◆ What is being asked:
All the data should be repeated exactly. Any image in it is left out.

◆ Given information:
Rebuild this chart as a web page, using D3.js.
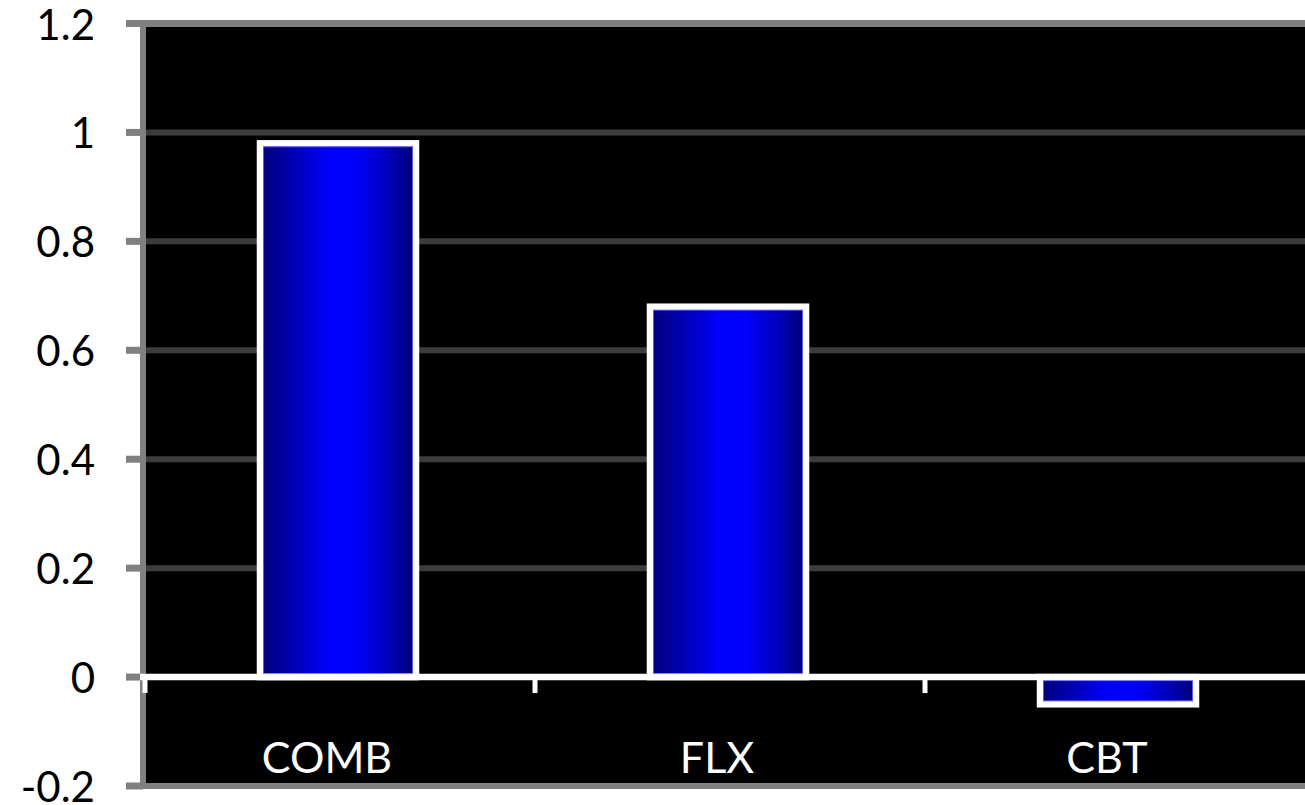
<!DOCTYPE html>
<html>
<head>
<meta charset="utf-8">
<script src="https://cdn.jsdelivr.net/npm/d3@7"></script>
<style>
  html, body { margin: 0; padding: 0; background: #ffffff; overflow: hidden; }
  svg { display: block; }
</style>
</head>
<body>
<svg id="chart" width="1305" height="805"></svg>
<script>
const categories = ["COMB", "FLX", "CBT"];
const values = [0.98, 0.68, -0.05];
const tickValues = [-0.2, 0, 0.2, 0.4, 0.6, 0.8, 1.0, 1.2];
const tickLabels = ["-0.2", "0", "0.2", "0.4", "0.6", "0.8", "1", "1.2"];
const gridValues = [0.2, 0.4, 0.6, 0.8, 1.0];

const svg = d3.select("#chart");
const font = "Lato, 'Open Sans', sans-serif";

const x = d3.scaleBand().domain(categories).range([143, 1313]).paddingInner(0.6).paddingOuter(0.3);
const step = x.step();
const bandStart = x.range()[0];
const y = d3.scaleLinear().domain([-0.2, 1.2]).range([786, 23.5]);

// gradient
const defs = svg.append("defs");
const grad = defs.append("linearGradient").attr("id", "barGrad")
  .attr("x1", "0%").attr("x2", "100%").attr("y1", "0%").attr("y2", "0%");
[["0%", "#000078"], ["20%", "#0000b0"], ["45%", "#0000ff"], ["60%", "#0000ff"], ["85%", "#0000b0"], ["100%", "#000070"]]
  .forEach(([o, c]) => grad.append("stop").attr("offset", o).attr("stop-color", c));

// plot background
svg.append("rect").attr("x", 143).attr("y", y(1.2)).attr("width", 1313 - 143).attr("height", y(-0.2) - y(1.2)).attr("fill", "#000");

// gridlines
svg.selectAll("line.grid").data(gridValues).join("line").attr("class", "grid")
  .attr("x1", 146).attr("x2", 1313)
  .attr("y1", d => y(d)).attr("y2", d => y(d))
  .attr("stroke", "#3c3c3c").attr("stroke-width", 6);

// frame (top, bottom, left)
svg.append("line").attr("x1", 126).attr("x2", 1313).attr("y1", y(1.2)).attr("y2", y(1.2)).attr("stroke", "#808080").attr("stroke-width", 7);
svg.append("line").attr("x1", 126).attr("x2", 1313).attr("y1", y(-0.2)).attr("y2", y(-0.2)).attr("stroke", "#808080").attr("stroke-width", 6);
svg.append("line").attr("x1", 143).attr("x2", 143).attr("y1", y(1.2) - 3.5).attr("y2", y(-0.2) + 3).attr("stroke", "#808080").attr("stroke-width", 6);

// y ticks
svg.selectAll("line.ytick").data(tickValues).join("line").attr("class", "ytick")
  .attr("x1", 126).attr("x2", 143)
  .attr("y1", d => y(d)).attr("y2", d => y(d))
  .attr("stroke", "#808080").attr("stroke-width", 7);

// y tick labels
svg.selectAll("text.ylab").data(tickValues).join("text").attr("class", "ylab")
  .attr("x", 95).attr("y", d => y(d) + 16)
  .attr("text-anchor", "end")
  .attr("font-family", font).attr("font-size", 42).attr("fill", "#000")
  .text((d, i) => tickLabels[i]);

// bars
const bars = svg.selectAll("g.bar").data(categories.map((c, i) => ({c, v: values[i]}))).join("g").attr("class", "bar");
bars.append("rect")
  .attr("x", d => x(d.c))
  .attr("y", d => y(Math.max(0, d.v)))
  .attr("width", x.bandwidth())
  .attr("height", d => Math.abs(y(d.v) - y(0)))
  .attr("fill", "url(#barGrad)")
  .attr("stroke", "#ffffff").attr("stroke-width", 6.5);
bars.append("rect")
  .attr("x", d => x(d.c) + 3.5)
  .attr("y", d => y(Math.max(0, d.v)) + 3.5)
  .attr("width", x.bandwidth() - 7)
  .attr("height", d => Math.max(0, Math.abs(y(d.v) - y(0)) - 7))
  .attr("fill", "none")
  .attr("stroke", "#5a5aff").attr("stroke-width", 1);

// zero line
svg.append("line").attr("x1", 140).attr("x2", 1313).attr("y1", y(0)).attr("y2", y(0)).attr("stroke", "#ffffff").attr("stroke-width", 6.5);
// category boundary ticks
const boundaries = d3.range(categories.length + 1).map(i => bandStart + i * step);
svg.selectAll("line.xtick").data(boundaries).join("line").attr("class", "xtick")
  .attr("x1", d => d + 2).attr("x2", d => d + 2)
  .attr("y1", y(0)).attr("y2", y(0) + 16)
  .attr("stroke", "#ffffff").attr("stroke-width", 5);

// category labels
svg.selectAll("text.xlab").data(categories).join("text").attr("class", "xlab")
  .attr("x", d => x(d) + x.bandwidth() / 2 - 11)
  .attr("y", 773)
  .attr("text-anchor", "middle")
  .attr("font-family", font).attr("font-size", 43).attr("fill", "#ffffff")
  .text(d => d);
</script>
</body>
</html>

◆ Finished answer:
Rebuild this chart as a web page, using D3.js.
<!DOCTYPE html>
<html>
<head>
<meta charset="utf-8">
<script src="https://cdn.jsdelivr.net/npm/d3@7"></script>
<style>
  html, body { margin: 0; padding: 0; background: #ffffff; overflow: hidden; }
  svg { display: block; }
</style>
</head>
<body>
<svg id="chart" width="1305" height="805"></svg>
<script>
const categories = ["COMB", "FLX", "CBT"];
const values = [0.98, 0.68, -0.05];
const tickValues = [-0.2, 0, 0.2, 0.4, 0.6, 0.8, 1.0, 1.2];
const tickLabels = ["-0.2", "0", "0.2", "0.4", "0.6", "0.8", "1", "1.2"];
const gridValues = [0.2, 0.4, 0.6, 0.8, 1.0];

const svg = d3.select("#chart");
const font = "Lato, 'Open Sans', sans-serif";

const x = d3.scaleBand().domain(categories).range([143, 1313]).paddingInner(0.6).paddingOuter(0.3);
const step = x.step();
const bandStart = x.range()[0];
const y = d3.scaleLinear().domain([-0.2, 1.2]).range([786, 23.5]);

// gradient
const defs = svg.append("defs");
const grad = defs.append("linearGradient").attr("id", "barGrad")
  .attr("x1", "0%").attr("x2", "100%").attr("y1", "0%").attr("y2", "0%");
[["0%", "#000078"], ["20%", "#0000b0"], ["45%", "#0000ff"], ["60%", "#0000ff"], ["85%", "#0000b0"], ["100%", "#000070"]]
  .forEach(([o, c]) => grad.append("stop").attr("offset", o).attr("stop-color", c));

// plot background
svg.append("rect").attr("x", 143).attr("y", y(1.2)).attr("width", 1313 - 143).attr("height", y(-0.2) - y(1.2)).attr("fill", "#000");

// gridlines
svg.selectAll("line.grid").data(gridValues).join("line").attr("class", "grid")
  .attr("x1", 146).attr("x2", 1313)
  .attr("y1", d => y(d)).attr("y2", d => y(d))
  .attr("stroke", "#3c3c3c").attr("stroke-width", 6);

// frame (top, bottom, left)
svg.append("line").attr("x1", 126).attr("x2", 1313).attr("y1", y(1.2)).attr("y2", y(1.2)).attr("stroke", "#808080").attr("stroke-width", 7);
svg.append("line").attr("x1", 126).attr("x2", 1313).attr("y1", y(-0.2)).attr("y2", y(-0.2)).attr("stroke", "#808080").attr("stroke-width", 6);
svg.append("line").attr("x1", 143).attr("x2", 143).attr("y1", y(1.2) - 3.5).attr("y2", y(-0.2) + 3).attr("stroke", "#808080").attr("stroke-width", 6);

// y ticks
svg.selectAll("line.ytick").data(tickValues).join("line").attr("class", "ytick")
  .attr("x1", 126).attr("x2", 143)
  .attr("y1", d => y(d)).attr("y2", d => y(d))
  .attr("stroke", "#808080").attr("stroke-width", 7);

// y tick labels
svg.selectAll("text.ylab").data(tickValues).join("text").attr("class", "ylab")
  .attr("x", 95).attr("y", d => y(d) + 16)
  .attr("text-anchor", "end")
  .attr("font-family", font).attr("font-size", 42).attr("fill", "#000")
  .text((d, i) => tickLabels[i]);

// bars
const bars = svg.selectAll("g.bar").data(categories.map((c, i) => ({c, v: values[i]}))).join("g").attr("class", "bar");
bars.append("rect")
  .attr("x", d => x(d.c))
  .attr("y", d => y(Math.max(0, d.v)))
  .attr("width", x.bandwidth())
  .attr("height", d => Math.abs(y(d.v) - y(0)))
  .attr("fill", "url(#barGrad)")
  .attr("stroke", "#ffffff").attr("stroke-width", 6.5);
bars.append("rect")
  .attr("x", d => x(d.c) + 3.5)
  .attr("y", d => y(Math.max(0, d.v)) + 3.5)
  .attr("width", x.bandwidth() - 7)
  .attr("height", d => Math.max(0, Math.abs(y(d.v) - y(0)) - 7))
  .attr("fill", "none")
  .attr("stroke", "#5a5aff").attr("stroke-width", 1);

// zero line
svg.append("line").attr("x1", 140).attr("x2", 1313).attr("y1", y(0)).attr("y2", y(0)).attr("stroke", "#ffffff").attr("stroke-width", 6.5);
// category boundary ticks
const boundaries = d3.range(categories.length + 1).map(i => bandStart + i * step);
svg.selectAll("line.xtick").data(boundaries).join("line").attr("class", "xtick")
  .attr("x1", d => d + 2).attr("x2", d => d + 2)
  .attr("y1", y(0)).attr("y2", y(0) + 16)
  .attr("stroke", "#ffffff").attr("stroke-width", 5);

// category labels
svg.selectAll("text.xlab").data(categories).join("text").attr("class", "xlab")
  .attr("x", d => x(d) + x.bandwidth() / 2 - 11)
  .attr("y", 773)
  .attr("text-anchor", "middle")
  .attr("font-family", font).attr("font-size", 43).attr("fill", "#ffffff")
  .text(d => d);
</script>
</body>
</html>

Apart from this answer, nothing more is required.